On the ground, businesses are getting creative. The Citadel at 8300 NE 2nd Ave. in Little River and Pebble & Vine on 98th Street are offering indoor plants to go. Ebb + Flow at 8200 NE 2nd Ave. and the new Sins Gastrobar at 98th Street are distributing cocktail mixes. Amaranthine Mediterranean Bistro and Côté Gourmet are offering takeout, as is Proper Sausages. Flight Wine Lounge and Shop is delivering sandwiches and “breakfast in bed.” KC Healthy Kitchen, at 119th and Biscayne, is catering for North Miami’s workers and first responders, and Ivan’s Cookhouse at Biscayne Commons is doing the same in North Miami Beach.

Says Greater Miami Shores Chamber of Commerce executive director Carla Peters: “Businesses all over our area are getting creative. We’re rethinking how to apply for relief and learning what’s available while supporting the businesses. We begged them to come to Miami Shores, and now we need to support them just when they most need it.”

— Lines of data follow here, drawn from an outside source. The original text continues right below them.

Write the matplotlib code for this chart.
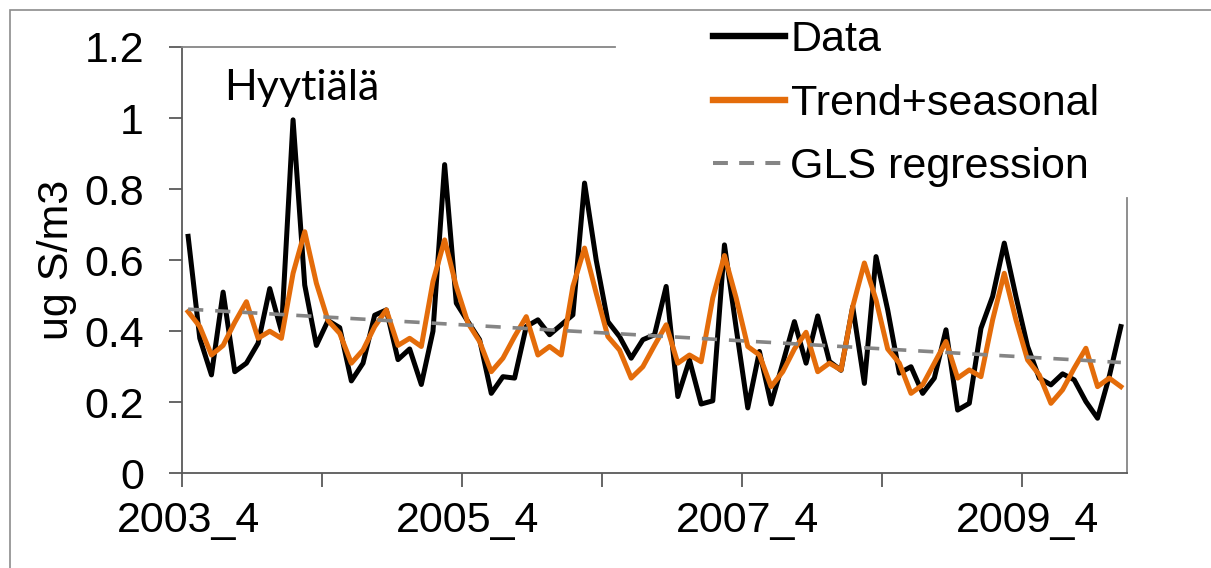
import numpy as np
import matplotlib
matplotlib.use("Agg")
import matplotlib.pyplot as plt
from matplotlib.lines import Line2D
from matplotlib.patches import Rectangle

# ---- data ----
categories = [f"{y}_{m}" for y in range(2003, 2010) for m in range(1, 13)][3:]  # 2003_4 .. 2009_12

data = [0.667, 0.38, 0.277, 0.51, 0.286, 0.31, 0.366, 0.52, 0.40, 0.995,
        0.53, 0.36, 0.43, 0.41, 0.26, 0.31, 0.445, 0.46, 0.32, 0.35,
        0.25, 0.40, 0.869, 0.479, 0.427, 0.376, 0.225, 0.272, 0.268, 0.413,
        0.432, 0.39, 0.418, 0.446, 0.817, 0.60, 0.427, 0.385, 0.324, 0.376,
        0.39, 0.526, 0.216, 0.319, 0.195, 0.204, 0.643, 0.41, 0.184, 0.343,
        0.195, 0.31, 0.427, 0.31, 0.443, 0.315, 0.29, 0.469, 0.253, 0.61,
        0.46, 0.282, 0.30, 0.225, 0.268, 0.404, 0.178, 0.197, 0.408, 0.498,
        0.648, 0.498, 0.357, 0.268, 0.249, 0.28, 0.263, 0.202, 0.155, 0.272,
        0.413]

trend_seasonal = [0.455, 0.413, 0.333, 0.36, 0.425, 0.483, 0.38, 0.40, 0.38, 0.563,
                  0.68, 0.535, 0.43, 0.394, 0.31, 0.347, 0.413, 0.46, 0.36, 0.38,
                  0.357, 0.54, 0.657, 0.526, 0.423, 0.371, 0.286, 0.324, 0.385, 0.441,
                  0.333, 0.357, 0.333, 0.526, 0.634, 0.507, 0.385, 0.347, 0.268, 0.30,
                  0.36, 0.418, 0.31, 0.333, 0.314, 0.494, 0.613, 0.494, 0.357, 0.333,
                  0.244, 0.286, 0.35, 0.397, 0.286, 0.31, 0.291, 0.469, 0.592, 0.488,
                  0.35, 0.31, 0.225, 0.249, 0.31, 0.371, 0.268, 0.291, 0.272, 0.432,
                  0.563, 0.432, 0.319, 0.277, 0.197, 0.235, 0.296, 0.352, 0.244, 0.268,
                  0.244]

gls_start_end = [0.462, 0.312]

label_months = ["2003_4", "2005_4", "2007_4", "2009_4"]
y_ticks = [0, 0.2, 0.4, 0.6, 0.8, 1.0, 1.2]
y_tick_labels = ["0", "0.2", "0.4", "0.6", "0.8", "1", "1.2"]

# ---- style ----
plt.rcParams['font.family'] = ['Liberation Sans', 'DejaVu Sans']
FS = 31
W, H = 1211, 568
fig = plt.figure(figsize=(W / 100, H / 100), dpi=100)
fig.patch.set_facecolor('white')

left, right, top, bottom = 182.3, 1126.7, 47.0, 473.3
ax = fig.add_axes([left / W, 1 - bottom / H, (right - left) / W, (bottom - top) / H])

x = np.arange(len(categories))
orange = '#E46C0A'
gray = '#858585'
ax.plot(x, data, color='black', lw=3.6, solid_joinstyle='round')
ax.plot(x, trend_seasonal, color=orange, lw=3.6, solid_joinstyle='round')
ax.plot([x[0], x[-1]], gls_start_end, color=gray, lw=2.6, dashes=(4.2, 3.3))

ax.set_xlim(-0.5, len(categories) - 0.5)
ax.set_ylim(0, 1.2)

ax.set_yticks(y_ticks, y_tick_labels)
ax.tick_params(axis='y', direction='out', length=9.5, width=1.3, color='#595959',
               pad=18, labelsize=FS)

ax.set_xticks([categories.index(l) for l in label_months], label_months)
ax.set_xticks(np.arange(-0.5, len(categories), 12), minor=True)
ax.tick_params(axis='x', which='major', length=0, pad=20, labelsize=FS)
ax.tick_params(axis='x', which='minor', direction='out', length=10, width=1.3, color='#595959')

for s in ['left', 'bottom']:
    ax.spines[s].set_color('#595959')
    ax.spines[s].set_linewidth(1.3)
for s in ['top', 'right']:
    ax.spines[s].set_color('#868686')
    ax.spines[s].set_linewidth(1.3)
ax.spines['top'].set_bounds(-0.5, 36.6)
ax.spines['right'].set_bounds(0, 0.775)

ax.set_ylabel('ug S/m3', fontsize=FS)
ax.yaxis.set_label_coords(-0.112, 0.5)

fig.text(224.6 / W, 1 - 100 / H, 'Hyytiälä', fontsize=FS, family=['Lato', 'DejaVu Sans'],
         ha='left', va='baseline')

handles = [Line2D([], [], color='black', lw=4.6),
           Line2D([], [], color=orange, lw=4.6),
           Line2D([], [], color=gray, lw=2.9, dashes=(3.7, 2.8))]
labels = ['Data', 'Trend+seasonal', 'GLS regression']
ax.legend(handles, labels, loc='upper left', bbox_to_anchor=(713 / W, 1 - 20 / H),
          bbox_transform=fig.transFigure, frameon=False, borderpad=0, borderaxespad=0,
          handlelength=1.68, handletextpad=0.12, labelspacing=0.55, fontsize=FS)

# outer chart-area border (only top and left edges are visible)
fig.add_artist(Rectangle((9.5 / W, -0.5), 2.0, (1 - 9.5 / H) + 0.5, transform=fig.transFigure,
                         fill=False, edgecolor='#8c8c8c', lw=1.2, clip_on=False))

fig.savefig('out.png', dpi=100)
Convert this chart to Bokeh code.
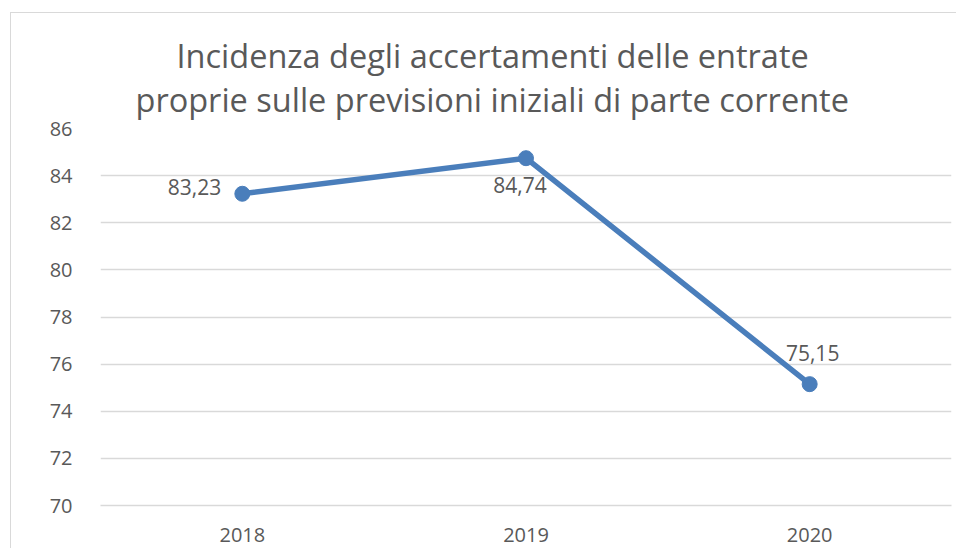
from bokeh.plotting import figure
from bokeh.models import ColumnDataSource, FactorRange, Range1d, FixedTicker, LabelSet, Title
from bokeh.core.properties import value
from bokeh.embed import file_html
from bokeh.resources import INLINE

# ---- data ----
years = ["2018", "2019", "2020"]
values = [83.23, 84.74, 75.15]
value_labels = ["83,23", "84,74", "75,15"]
label_place = ["left", "below", "above"]
y_ticks = [70, 72, 74, 76, 78, 80, 82, 84, 86]
title_lines = ["Incidenza degli accertamenti delle entrate",
               "proprie sulle previsioni iniziali di parte corrente"]

FONT = "Open Sans"
TXT = "#595959"
GRID = "#d9d9d9"
BLUE = "#4A7EBB"

# placement -> (x_offset, y_offset, align)
place_map = {"left": (-21, -1, "right"), "below": (-6, -35, "center"), "above": (3, 23, "center")}

src = ColumnDataSource(dict(
    year=years, val=values, lab=value_labels,
    xo=[place_map[k][0] for k in label_place],
    yo=[place_map[k][1] for k in label_place],
    al=[place_map[k][2] for k in label_place],
))

W, H = 946, 536
p = figure(width=W, height=H, x_range=FactorRange(factors=years), y_range=Range1d(70, 86),
           output_backend="svg", toolbar_location=None,
           min_border_left=89, min_border_right=6, min_border_top=115, min_border_bottom=44)
p.styles = {"border-left": "1px solid #d9d9d9", "border-top": "1px solid #d9d9d9",
            "margin-left": "10px", "margin-top": "12px"}
p.outline_line_color = None
p.background_fill_color = "white"
p.border_fill_color = "white"

p.xgrid.grid_line_color = None
p.ygrid.grid_line_color = GRID
p.ygrid.grid_line_width = 1.3
p.yaxis.ticker = FixedTicker(ticks=y_ticks)

for ax in (p.xaxis, p.yaxis):
    ax.major_tick_line_color = None
    ax.minor_tick_line_color = None
    ax.major_label_text_font = FONT
    ax.major_label_text_font_size = "20px"
    ax.major_label_text_color = TXT
p.yaxis.axis_line_color = None
p.yaxis.major_label_standoff = 22
p.xaxis.axis_line_color = GRID
p.xaxis.axis_line_width = 1.3
p.xaxis.major_label_standoff = 16

p.line(x="year", y="val", source=src, line_color=BLUE, line_width=5.5)
p.scatter(x="year", y="val", source=src, size=15, fill_color=BLUE, line_color=BLUE)

p.add_layout(LabelSet(x="year", y="val", text="lab", source=src,
                      x_offset="xo", y_offset="yo", text_align="al",
                      text_baseline="alphabetic", text_font=value(FONT),
                      text_font_size="21px", text_color=TXT))

# title: second line added first (nearest the frame), then first line above it
p.add_layout(Title(text=title_lines[1], align="left", offset=35, standoff=14,
                   text_font=FONT, text_font_size="32.5px", text_font_style="normal",
                   text_color=TXT), "above")
p.add_layout(Title(text=title_lines[0], align="left", offset=76, standoff=-21,
                   text_font=FONT, text_font_size="32.5px", text_font_style="normal",
                   text_color=TXT), "above")

open("out.html", "w").write(file_html(p, INLINE))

Alexandra Caba Palomino and Raul Parra Orizondo are adjusting at Mima Market at 98th Street and NE 2nd Avenue, not just for pickup and delivery, but as an online clearinghouse for 100 local vendors around the community, with local produce, homemade crafts, and gifts.

The struggle of quarantine extends into loneliness and scarcity that can drive people to crimes of despair.

North Miami Police Chief Larry Juriga says that so far the streets are calm and citizens cooperative and helpful. “Most people are complying with orders and recognizing the severity,” he tells the BT, “but once in a while we find someone who wants to walk into a business without a mask, and businesses call us immediately. That’s where calmness and education come in.

“We’ve seen more domestic violence, and it’s similar to hurricanes,” he says. “But in a hurricane, everybody’s on top of each other for several days, and it’s been several weeks now. You flip a switch after a hurricane, but this isn’t going to change overnight.”

Lobbyist Ron Book is also chairman of the Miami-Dade County Homeless Trust, and on April 18 his confidence cracked.

“I really thought until the last couple days we had done all the right things and really had an umbrella,” he says. “Then on Saturday, I had my first death in a shelter, and it really has shaken me personally. A 26-year-old guy. Now every day, every other day, around 9:00 or 10:00 o’clock, I get a call with bad news. Last night a family of five tested positive, with the mom in Jackson [Memorial] and two kids under age three at Holtz Children’s. All symptomatic, in bad shape.

“I don’t know...I’m in my 60s. I used to be one of those guys who thought I’d live to a hundred and fifty. Not anymore.”